Proofreading 101

There are many things that change when you transition from school life to big kid life aka the “real world.” Proofreading is not one of them. Errors in your work not only look sloppy, they can also cost you big time. Plus, in the era of autocorrect, it’s more important today than ever to ensure you’re proofing your work.


Whether reviewing your own work or someone else’s, here are a few reminders for careful proofreading.


  1. Take your time – When proofing, concentration is key to ensure you catch any/all mistakes. Be sure to block off enough uninterrupted time in your schedule and leave enough time in your project timeline for edits. Reading, rereading, making corrections, asking questions – even the smallest proofreading jobs can, and should, take time.
  1. List it – This one is especially important if you’re looking over someone else’s work. Are there certain words they tend to misspell or grammatical errors they tend to make? Are there proper nouns that should be spelled and punctuated a specific way? Is there a tagline that should always be phrased a certain way? When in doubt, ask about it.
  1. Triple H – Let’s take it back to 2nd grade for a minute:
    • Homonyms: one word with multiple meanings (fair/fair, beat/beat, bear/bear)

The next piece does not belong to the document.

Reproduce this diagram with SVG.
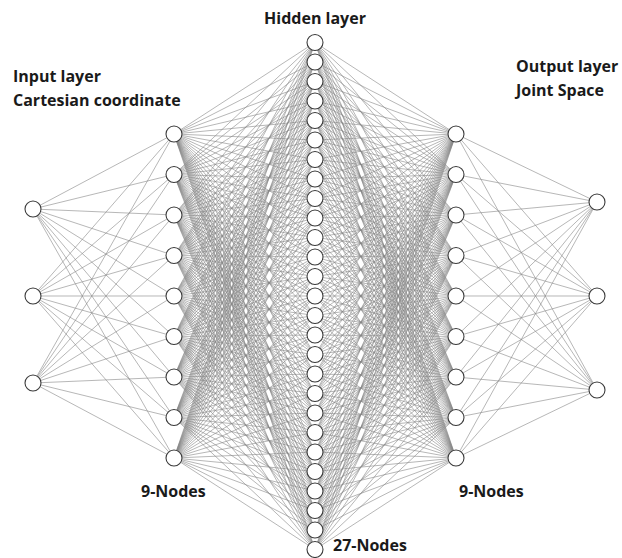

    • Homophones: words that sound the same, but have different meanings (ate/eight, band/banned, ant/aunt, to/too/two, there/their/they’re)
    • Homographs: same spelling, different pronunciations and meanings (bass/bass, close/close, bow/bow)

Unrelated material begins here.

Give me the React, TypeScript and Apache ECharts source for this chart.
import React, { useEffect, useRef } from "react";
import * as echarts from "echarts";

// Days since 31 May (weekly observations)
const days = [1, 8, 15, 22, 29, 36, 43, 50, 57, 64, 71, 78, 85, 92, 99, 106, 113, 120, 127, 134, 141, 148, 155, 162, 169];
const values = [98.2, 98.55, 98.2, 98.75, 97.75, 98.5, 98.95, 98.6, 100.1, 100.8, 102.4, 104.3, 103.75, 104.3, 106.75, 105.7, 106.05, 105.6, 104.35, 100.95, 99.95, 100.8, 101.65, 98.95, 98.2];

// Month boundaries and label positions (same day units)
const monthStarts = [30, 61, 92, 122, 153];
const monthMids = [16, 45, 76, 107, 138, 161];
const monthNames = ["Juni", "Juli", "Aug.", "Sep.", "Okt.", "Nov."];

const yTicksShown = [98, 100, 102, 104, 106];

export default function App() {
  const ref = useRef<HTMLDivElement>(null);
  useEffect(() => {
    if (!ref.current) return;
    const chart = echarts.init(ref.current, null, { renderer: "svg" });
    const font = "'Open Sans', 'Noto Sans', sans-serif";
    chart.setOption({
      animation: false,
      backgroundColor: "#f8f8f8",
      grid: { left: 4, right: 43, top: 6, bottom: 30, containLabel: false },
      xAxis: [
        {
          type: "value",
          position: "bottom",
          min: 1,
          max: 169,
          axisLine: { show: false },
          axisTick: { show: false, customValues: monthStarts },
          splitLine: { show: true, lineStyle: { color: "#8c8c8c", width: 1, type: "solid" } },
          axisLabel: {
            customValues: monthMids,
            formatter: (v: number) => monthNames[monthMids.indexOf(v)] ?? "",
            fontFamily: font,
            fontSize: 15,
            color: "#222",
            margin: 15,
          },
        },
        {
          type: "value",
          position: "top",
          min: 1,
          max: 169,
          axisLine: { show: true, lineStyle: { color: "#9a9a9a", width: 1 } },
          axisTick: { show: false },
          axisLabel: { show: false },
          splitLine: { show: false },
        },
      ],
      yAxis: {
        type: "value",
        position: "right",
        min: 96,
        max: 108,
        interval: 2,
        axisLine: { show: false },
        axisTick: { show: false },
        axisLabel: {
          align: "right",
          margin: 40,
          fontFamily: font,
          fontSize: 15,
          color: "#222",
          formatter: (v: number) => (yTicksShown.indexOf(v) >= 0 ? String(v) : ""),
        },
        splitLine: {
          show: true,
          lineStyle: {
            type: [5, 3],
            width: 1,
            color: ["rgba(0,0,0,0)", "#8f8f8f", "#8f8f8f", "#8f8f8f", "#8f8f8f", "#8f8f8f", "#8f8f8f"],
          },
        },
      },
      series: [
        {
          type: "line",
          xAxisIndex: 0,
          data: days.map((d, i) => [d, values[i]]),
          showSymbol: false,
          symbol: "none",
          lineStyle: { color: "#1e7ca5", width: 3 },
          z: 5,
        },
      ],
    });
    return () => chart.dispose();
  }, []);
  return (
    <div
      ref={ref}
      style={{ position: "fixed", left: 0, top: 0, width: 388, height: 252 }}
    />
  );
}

  1. Check numbers – The difference between $10,000 and $100,000 is A LOT! The same goes for “million” versus “billion.” So double-check any and all numbers written both alphabetically and numerically.

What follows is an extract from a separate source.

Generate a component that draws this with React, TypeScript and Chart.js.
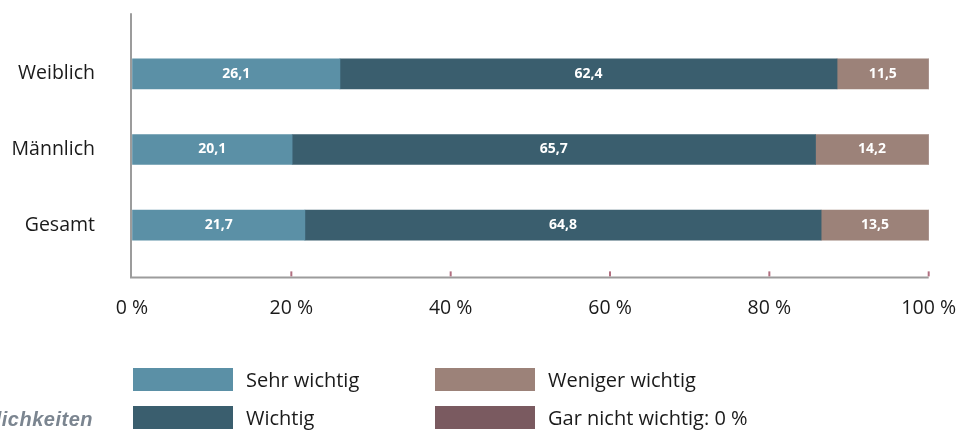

  1. Print it – When you’re constantly staring at a screen, your eyes could get strained and exhausted. If this applies to you, printing out your work can make a world of a difference. Plus, you can hand write your edits, usually making them easier to see (especially if you use the ever-dreaded red pen).
  1. Apostrophes – I blame autocorrect for the rising amount of apostrophe abuse. Your device doesn’t know exactly what you’ll type next so it takes its best guess, which I’ve found to be accurate only about 50% of the time. So double-check (and know the difference) between its’/it’s, Fridays/Friday’s, etc.


If all else fails, pass it on to another set of proof-savvy eyes for review.